Start Extracted information

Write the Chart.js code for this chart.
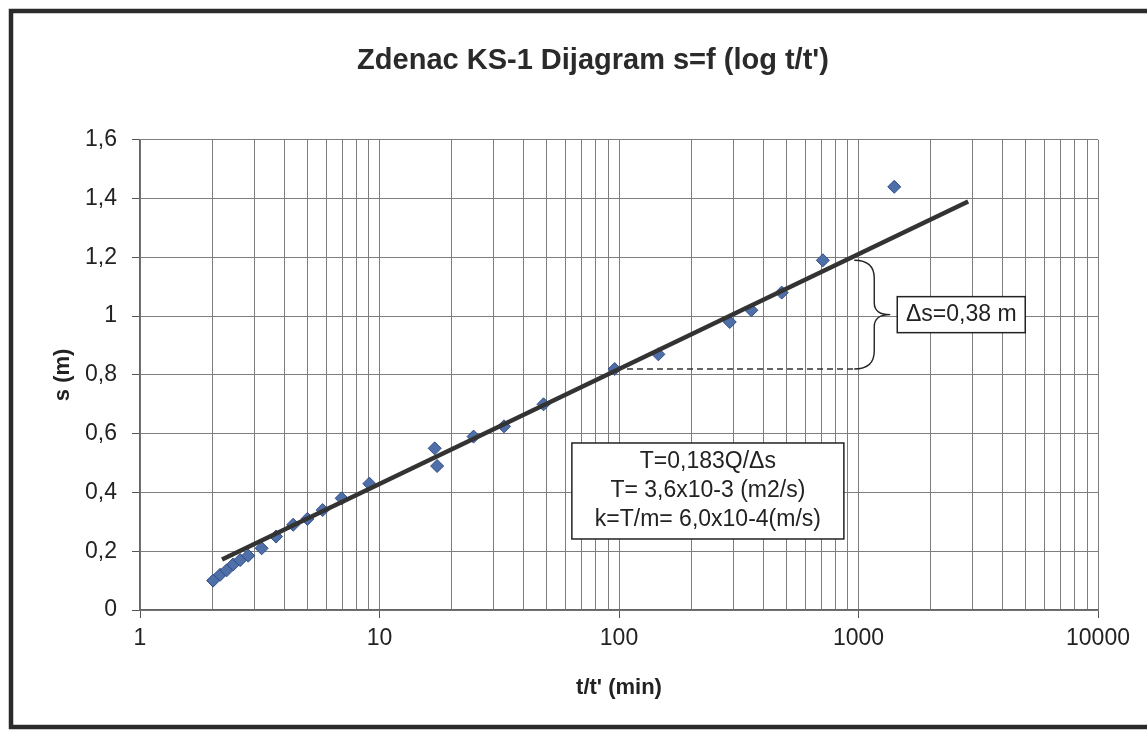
<!DOCTYPE html>
<html>
<head>
<meta charset="utf-8">
<title>Zdenac KS-1</title>
<script src="https://cdn.jsdelivr.net/npm/chart.js@4/dist/chart.umd.min.js"></script>
<style>
  html, body { margin: 0; padding: 0; background: #fff; overflow: hidden; }
  canvas { display: block; }
</style>
</head>
<body>
<canvas id="ks1" width="1186" height="733"></canvas>
<script>
var tRatio = [2.02, 2.16, 2.30, 2.45, 2.62, 2.83, 3.22, 3.70, 4.36, 5.0, 5.79, 6.95, 9.07,
              17.0, 17.4, 24.7, 33.1, 48.4, 95.9, 146, 290, 357, 478, 710, 1410];
var sDown  = [0.10, 0.12, 0.135, 0.155, 0.17, 0.185, 0.21, 0.25, 0.29, 0.31, 0.34, 0.38, 0.43,
              0.55, 0.49, 0.59, 0.625, 0.70, 0.82, 0.87, 0.98, 1.02, 1.08, 1.19, 1.44];

// fitted straight line (ends as drawn)
var trendT = [2.2, 2870];
var trendS = [0.172, 1.39];

// dashed reference at s = 0,82
var dashT = [108, 960];
var dashS = [0.82, 0.82];

// brace between 0,82 and 1,19 near t/t' = 1000
var braceT = 960;
var braceS = [0.82, 1.19];

// axis ticks
var xLabels = [1, 10, 100, 1000, 10000];
var yTicks  = [0, 0.2, 0.4, 0.6, 0.8, 1, 1.2, 1.4, 1.6];

var deltaText = 'Δs=0,38 m';
var noteLines = ['T=0,183Q/Δs', 'T= 3,6x10-3 (m2/s)', 'k=T/m= 6,0x10-4(m/s)'];

var FONT = '"Liberation Sans", Arial, sans-serif';

function pts(xs, ys) {
  return xs.map(function(v, i){ return { x: v, y: ys[i] }; });
}

function drawBox(g, lines, left, top, w, h) {
  g.fillStyle = '#fff';
  g.fillRect(left, top, w, h);
  g.strokeStyle = '#222';
  g.lineWidth = 1.5;
  g.strokeRect(left, top, w, h);
  g.fillStyle = '#222';
  g.font = '23px ' + FONT;
  g.textAlign = 'center';
  g.textBaseline = 'middle';
  var step = 29, y0 = top + h / 2 - step * (lines.length - 1) / 2;
  lines.forEach(function(s, i){ g.fillText(s, left + w / 2, y0 + i * step); });
}

var notes = {
  id: 'notes',
  beforeDraw: function(c) {
    var g = c.ctx;
    g.save(); g.fillStyle = '#fff'; g.fillRect(0, 0, c.width, c.height); g.restore();
  },
  afterDatasetsDraw: function(c) {
    var g = c.ctx, x = c.scales.x, y = c.scales.y;
    var bx = x.getPixelForValue(braceT);
    var yb = y.getPixelForValue(braceS[0]), yt = y.getPixelForValue(braceS[1]);
    var ym = (yt + yb) / 2;
    g.save();
    g.strokeStyle = '#222';
    g.lineWidth = 1.4;
    g.beginPath();
    g.moveTo(bx, yt);
    g.quadraticCurveTo(bx + 20, yt, bx + 20, yt + 18);
    g.lineTo(bx + 20, ym - 12);
    g.quadraticCurveTo(bx + 20, ym, bx + 36, ym);
    g.quadraticCurveTo(bx + 20, ym, bx + 20, ym + 12);
    g.lineTo(bx + 20, yb - 18);
    g.quadraticCurveTo(bx + 20, yb, bx, yb);
    g.stroke();

    drawBox(g, [deltaText], bx + 43, ym - 18, 128, 36);

    // formula box, centred near t/t' = 235, s = 0,405
    var cx = x.getPixelForValue(235), cy = y.getPixelForValue(0.405);
    drawBox(g, noteLines, cx - 136, cy - 48, 272, 96);
    g.restore();
  },
  afterDraw: function(c) {
    var g = c.ctx;
    g.save();
    g.strokeStyle = '#2b2b2b';
    g.lineWidth = 4.5;
    g.strokeRect(11, 11, 1166, 716);
    g.restore();
  }
};

var ctx = document.getElementById('ks1').getContext('2d');
var chart = new Chart(ctx, {
  type: 'scatter',
  data: {
    datasets: [
      {
        type: 'line',
        data: pts(trendT, trendS),
        borderColor: '#333',
        borderWidth: 4.5,
        pointRadius: 0,
        fill: false
      },
      {
        type: 'line',
        data: pts(dashT, dashS),
        borderColor: '#333',
        borderWidth: 1.5,
        borderDash: [6, 4],
        pointRadius: 0,
        fill: false
      },
      {
        data: pts(tRatio, sDown),
        pointStyle: 'rectRot',
        pointRadius: 6.5,
        pointHoverRadius: 6.5,
        backgroundColor: '#4f6fa8',
        borderColor: '#2f4c86',
        borderWidth: 1
      }
    ]
  },
  options: {
    responsive: false,
    animation: false,
    events: [],
    layout: { padding: 0 },
    plugins: {
      legend: { display: false },
      tooltip: { enabled: false },
      title: {
        display: true,
        text: "Zdenac KS-1 Dijagram s=f (log t/t')",
        color: '#2a2a2a',
        font: { family: FONT, size: 29, weight: 'bold' },
        padding: { top: 44, bottom: 61 }
      }
    },
    scales: {
      x: {
        type: 'logarithmic',
        position: 'bottom',
        min: 1,
        max: 10000,
        afterBuildTicks: function(scale) {
          var ticks = [];
          xLabels.forEach(function(v, i){
            ticks.push({ value: v, major: true });
            if (i < xLabels.length - 1) {
              for (var m = 2; m < 10; m++) ticks.push({ value: v * m });
            }
          });
          scale.ticks = ticks;
        },
        afterFit: function(scale) { scale.height = 123; },
        ticks: {
          autoSkip: false,
          maxRotation: 0,
          padding: 7,
          color: '#222',
          font: { family: FONT, size: 23 },
          callback: function(v) { return xLabels.indexOf(v) >= 0 ? String(v) : ''; }
        },
        grid: {
          color: '#7d7d7d',
          lineWidth: 1,
          tickLength: 8,
          tickColor: function(c) {
            return c.tick && xLabels.indexOf(c.tick.value) >= 0 ? '#555' : 'rgba(0,0,0,0)';
          }
        },
        border: { color: '#666', width: 1.5 },
        title: {
          display: true,
          text: "t/t' (min)",
          color: '#222',
          font: { family: FONT, size: 22, weight: 'bold' },
          padding: { top: 0, bottom: 32 }
        }
      },
      y: {
        min: 0,
        max: 1.6,
        afterBuildTicks: function(scale) {
          scale.ticks = yTicks.map(function(v){ return { value: v }; });
        },
        afterFit: function(scale) { scale.width = 140; },
        ticks: {
          padding: 15,
          color: '#222',
          font: { family: FONT, size: 23 },
          callback: function(v) { return String(Math.round(v * 10) / 10).replace('.', ','); }
        },
        grid: { color: '#7d7d7d', lineWidth: 1, tickLength: 8, tickColor: '#555' },
        border: { color: '#666', width: 1.5 },
        title: {
          display: true,
          text: 's (m)',
          color: '#222',
          font: { family: FONT, size: 22, weight: 'bold' },
          padding: { top: 50, bottom: 0 }
        }
      },
      // empty right-hand strip: keeps the plot clear of the frame area on the right
      side: {
        type: 'linear',
        position: 'right',
        ticks: { display: false },
        grid: { display: false },
        border: { display: false },
        afterFit: function(scale) { scale.width = 88; }
      }
    }
  },
  plugins: [notes]
});
</script>
</body>
</html>
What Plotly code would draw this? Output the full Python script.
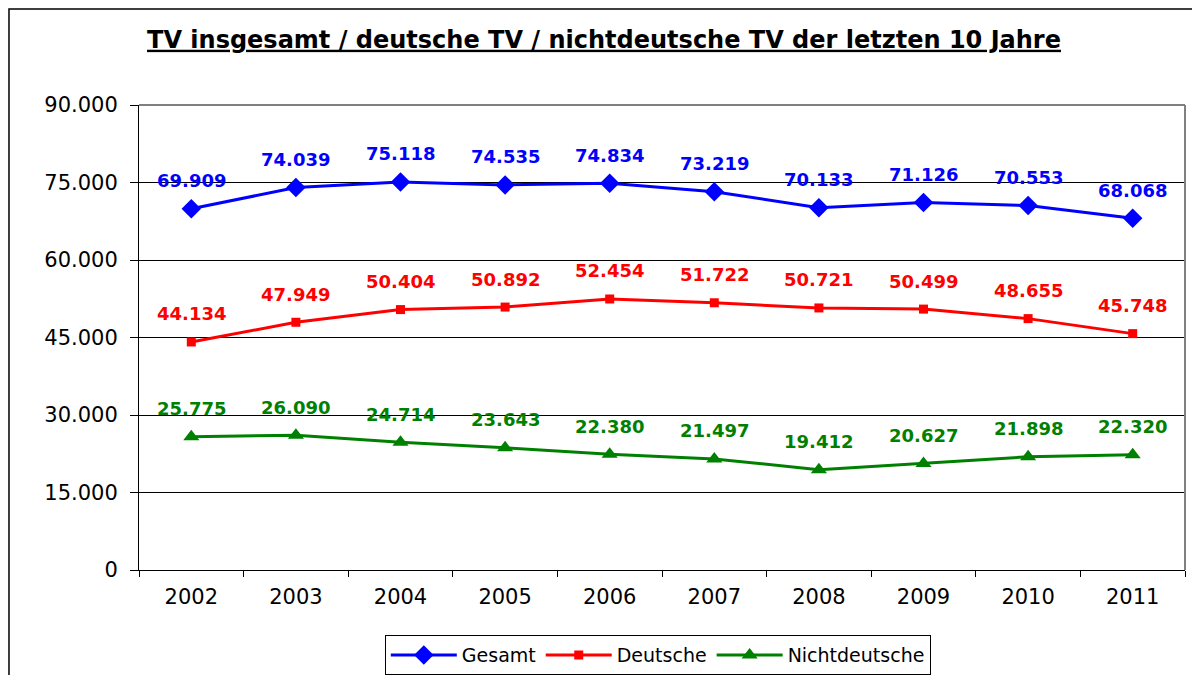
import plotly.graph_objects as go

years = ["2002", "2003", "2004", "2005", "2006", "2007", "2008", "2009", "2010", "2011"]
gesamt = [69909, 74039, 75118, 74535, 74834, 73219, 70133, 71126, 70553, 68068]
deutsche = [44134, 47949, 50404, 50892, 52454, 51722, 50721, 50499, 48655, 45748]
nichtdeutsche = [25775, 26090, 24714, 23643, 22380, 21497, 19412, 20627, 21898, 22320]

series = [
    ("Gesamt", gesamt, "#0000FF", "diamond", 15),
    ("Deutsche", deutsche, "#FF0000", "square", 9),
    ("Nichtdeutsche", nichtdeutsche, "#008000", "triangle-up", 14),
]

fig = go.Figure()
annotations = []
for name, vals, color, sym, msize in series:
    fig.add_trace(go.Scatter(
        x=years, y=vals, name=name, mode="lines+markers",
        line=dict(color=color, width=3),
        marker=dict(symbol=sym, size=msize, color=color),
    ))
    for i, yv in enumerate(vals):
        annotations.append(dict(
            x=i, y=yv, xref="x", yref="y",
            text="<b>" + f"{yv:,}".replace(",", ".") + "</b>",
            showarrow=False, yshift=28,
            font=dict(family="DejaVu Sans", size=18, color=color),
        ))

fig.update_layout(
    width=1192, height=667,
    paper_bgcolor="white", plot_bgcolor="white",
    margin=dict(l=131, r=15, t=97, b=105, autoexpand=False),
    separators=",.",
    title=dict(
        text="<u><b>TV insgesamt / deutsche TV / nichtdeutsche TV der letzten 10 Jahre</b></u>",
        x=0.5, xanchor="center", y=0.953, yanchor="middle",
        font=dict(family="DejaVu Sans", size=24, color="black"),
    ),
    showlegend=True,
    legend=dict(
        orientation="h", x=0.496, xanchor="center", y=-0.183, yanchor="middle",
        bordercolor="black", borderwidth=1, bgcolor="white",
        font=dict(family="DejaVu Sans", size=19, color="black"),
        itemwidth=66, tracegroupgap=0,
    ),
    annotations=annotations,
    xaxis=dict(
        type="category", range=[-0.5, 9.5], tickson="boundaries",
        ticks="outside", ticklen=6, tickangle=0, automargin=False,
        ticklabelstandoff=8,
        tickcolor="black", showline=True, linecolor="black", linewidth=1,
        showgrid=False, zeroline=False,
        tickfont=dict(family="DejaVu Sans", size=21, color="black"),
    ),
    yaxis=dict(
        range=[0, 90000], dtick=15000, tickformat=",d", automargin=False,
        ticks="outside", ticklen=8, tickcolor="black", ticklabelstandoff=8,
        showline=True, linecolor="black", linewidth=1,
        showgrid=True, gridcolor="black", gridwidth=1, zeroline=False,
        tickfont=dict(family="DejaVu Sans", size=21, color="black"),
    ),
    shapes=[
        dict(type="line", xref="paper", yref="paper", x0=0, x1=1, y0=1, y1=1,
             line=dict(color="#808080", width=2)),
        dict(type="line", xref="paper", yref="paper", x0=1, x1=1, y0=0, y1=1,
             line=dict(color="#808080", width=2)),
        dict(type="rect", xref="paper", yref="paper", x0=-0.1243, x1=1.2,
             y0=-0.5, y1=1.2065, line=dict(color="black", width=1.5),
             fillcolor="rgba(0,0,0,0)", layer="above"),
    ],
)

fig.write_html("out.html")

End Extracted information

**What is needed:**
In the listing above, find the line with "What Plotly code" and the line with "import plotly.graph_objects as go". Copy exactly those lines and all between them, minus the images.

**Full response:**
What Plotly code would draw this? Output the full Python script.
import plotly.graph_objects as go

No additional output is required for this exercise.